◆ **YOUR OBJECTIVE**
Copy out each line exactly; pictures stay out of the copy.
==========
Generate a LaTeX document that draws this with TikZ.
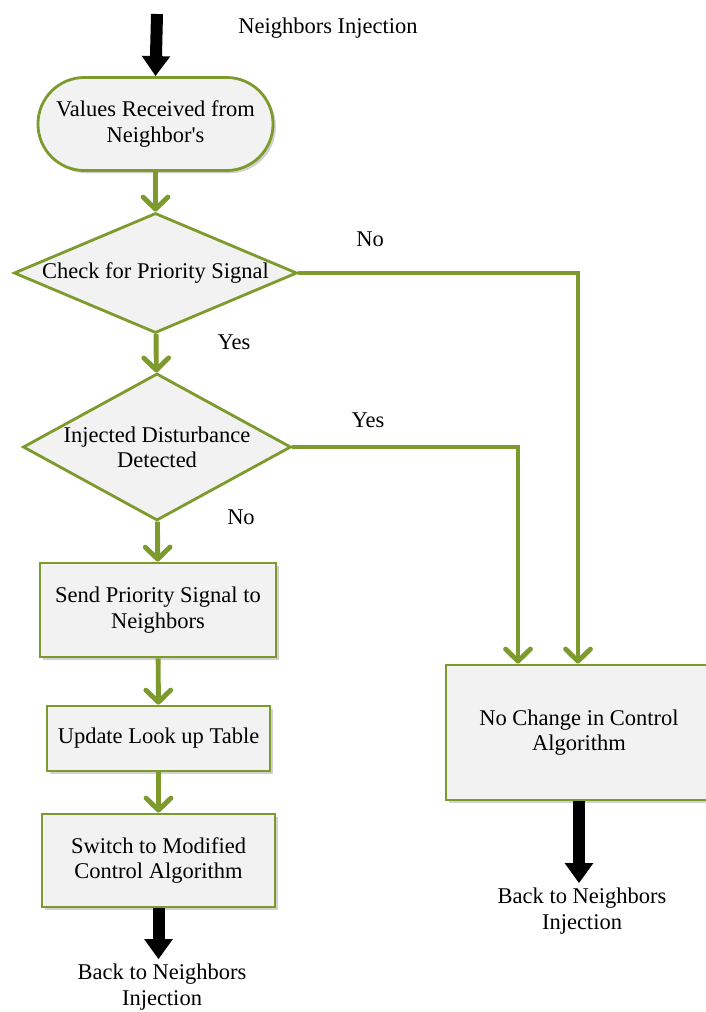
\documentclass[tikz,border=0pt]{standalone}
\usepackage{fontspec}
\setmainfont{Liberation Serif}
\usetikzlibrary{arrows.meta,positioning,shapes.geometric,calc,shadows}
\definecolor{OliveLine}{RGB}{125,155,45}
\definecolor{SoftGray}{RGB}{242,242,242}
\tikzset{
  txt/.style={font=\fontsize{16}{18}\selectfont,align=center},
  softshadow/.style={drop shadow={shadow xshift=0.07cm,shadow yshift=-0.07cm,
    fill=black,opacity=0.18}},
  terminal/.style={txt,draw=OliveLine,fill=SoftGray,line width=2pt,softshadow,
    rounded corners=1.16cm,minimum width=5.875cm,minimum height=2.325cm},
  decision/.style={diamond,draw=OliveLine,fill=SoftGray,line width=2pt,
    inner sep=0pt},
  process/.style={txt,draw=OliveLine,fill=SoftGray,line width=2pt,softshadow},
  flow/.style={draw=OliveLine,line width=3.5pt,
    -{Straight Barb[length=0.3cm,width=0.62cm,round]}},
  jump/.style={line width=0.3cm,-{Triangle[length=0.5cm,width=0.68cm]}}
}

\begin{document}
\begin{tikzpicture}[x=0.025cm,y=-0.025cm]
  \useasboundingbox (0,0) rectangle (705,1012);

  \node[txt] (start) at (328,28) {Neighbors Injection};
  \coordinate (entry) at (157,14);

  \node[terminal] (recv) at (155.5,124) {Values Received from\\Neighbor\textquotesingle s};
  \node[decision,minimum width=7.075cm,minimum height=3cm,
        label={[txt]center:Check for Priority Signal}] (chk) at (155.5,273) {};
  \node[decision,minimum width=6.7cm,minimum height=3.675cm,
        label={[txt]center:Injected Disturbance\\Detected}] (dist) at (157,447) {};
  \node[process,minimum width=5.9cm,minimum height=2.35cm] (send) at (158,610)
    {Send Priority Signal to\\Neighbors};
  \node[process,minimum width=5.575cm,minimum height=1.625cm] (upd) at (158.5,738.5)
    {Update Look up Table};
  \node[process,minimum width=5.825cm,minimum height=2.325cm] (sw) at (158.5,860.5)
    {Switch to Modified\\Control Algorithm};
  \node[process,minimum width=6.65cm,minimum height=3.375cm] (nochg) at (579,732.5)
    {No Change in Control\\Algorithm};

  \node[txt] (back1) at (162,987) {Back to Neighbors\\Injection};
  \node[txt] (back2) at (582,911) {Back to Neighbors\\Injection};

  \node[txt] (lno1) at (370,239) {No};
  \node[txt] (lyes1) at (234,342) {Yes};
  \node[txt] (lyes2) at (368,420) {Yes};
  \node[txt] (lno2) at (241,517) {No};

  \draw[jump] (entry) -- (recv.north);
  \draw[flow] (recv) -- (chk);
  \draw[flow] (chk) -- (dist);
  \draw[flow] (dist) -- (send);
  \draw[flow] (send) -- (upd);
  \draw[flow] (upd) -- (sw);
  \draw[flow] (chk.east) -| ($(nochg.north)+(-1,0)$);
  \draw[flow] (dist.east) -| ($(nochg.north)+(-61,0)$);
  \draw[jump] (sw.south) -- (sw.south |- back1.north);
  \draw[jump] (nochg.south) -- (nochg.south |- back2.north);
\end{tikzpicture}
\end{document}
==========
◆ **OUTPUT FOR THIS EXERCISE**
Generate a LaTeX document that draws this with TikZ.
\documentclass[tikz,border=0pt]{standalone}
\usepackage{fontspec}
\setmainfont{Liberation Serif}
\usetikzlibrary{arrows.meta,positioning,shapes.geometric,calc,shadows}
\definecolor{OliveLine}{RGB}{125,155,45}
\definecolor{SoftGray}{RGB}{242,242,242}
\tikzset{
  txt/.style={font=\fontsize{16}{18}\selectfont,align=center},
  softshadow/.style={drop shadow={shadow xshift=0.07cm,shadow yshift=-0.07cm,
    fill=black,opacity=0.18}},
  terminal/.style={txt,draw=OliveLine,fill=SoftGray,line width=2pt,softshadow,
    rounded corners=1.16cm,minimum width=5.875cm,minimum height=2.325cm},
  decision/.style={diamond,draw=OliveLine,fill=SoftGray,line width=2pt,
    inner sep=0pt},
  process/.style={txt,draw=OliveLine,fill=SoftGray,line width=2pt,softshadow},
  flow/.style={draw=OliveLine,line width=3.5pt,
    -{Straight Barb[length=0.3cm,width=0.62cm,round]}},
  jump/.style={line width=0.3cm,-{Triangle[length=0.5cm,width=0.68cm]}}
}

\begin{document}
\begin{tikzpicture}[x=0.025cm,y=-0.025cm]
  \useasboundingbox (0,0) rectangle (705,1012);

  \node[txt] (start) at (328,28) {Neighbors Injection};
  \coordinate (entry) at (157,14);

  \node[terminal] (recv) at (155.5,124) {Values Received from\\Neighbor\textquotesingle s};
  \node[decision,minimum width=7.075cm,minimum height=3cm,
        label={[txt]center:Check for Priority Signal}] (chk) at (155.5,273) {};
  \node[decision,minimum width=6.7cm,minimum height=3.675cm,
        label={[txt]center:Injected Disturbance\\Detected}] (dist) at (157,447) {};
  \node[process,minimum width=5.9cm,minimum height=2.35cm] (send) at (158,610)
    {Send Priority Signal to\\Neighbors};
  \node[process,minimum width=5.575cm,minimum height=1.625cm] (upd) at (158.5,738.5)
    {Update Look up Table};
  \node[process,minimum width=5.825cm,minimum height=2.325cm] (sw) at (158.5,860.5)
    {Switch to Modified\\Control Algorithm};
  \node[process,minimum width=6.65cm,minimum height=3.375cm] (nochg) at (579,732.5)
    {No Change in Control\\Algorithm};

  \node[txt] (back1) at (162,987) {Back to Neighbors\\Injection};
  \node[txt] (back2) at (582,911) {Back to Neighbors\\Injection};

  \node[txt] (lno1) at (370,239) {No};
  \node[txt] (lyes1) at (234,342) {Yes};
  \node[txt] (lyes2) at (368,420) {Yes};
  \node[txt] (lno2) at (241,517) {No};

  \draw[jump] (entry) -- (recv.north);
  \draw[flow] (recv) -- (chk);
  \draw[flow] (chk) -- (dist);
  \draw[flow] (dist) -- (send);
  \draw[flow] (send) -- (upd);
  \draw[flow] (upd) -- (sw);
  \draw[flow] (chk.east) -| ($(nochg.north)+(-1,0)$);
  \draw[flow] (dist.east) -| ($(nochg.north)+(-61,0)$);
  \draw[jump] (sw.south) -- (sw.south |- back1.north);
  \draw[jump] (nochg.south) -- (nochg.south |- back2.north);
\end{tikzpicture}
\end{document}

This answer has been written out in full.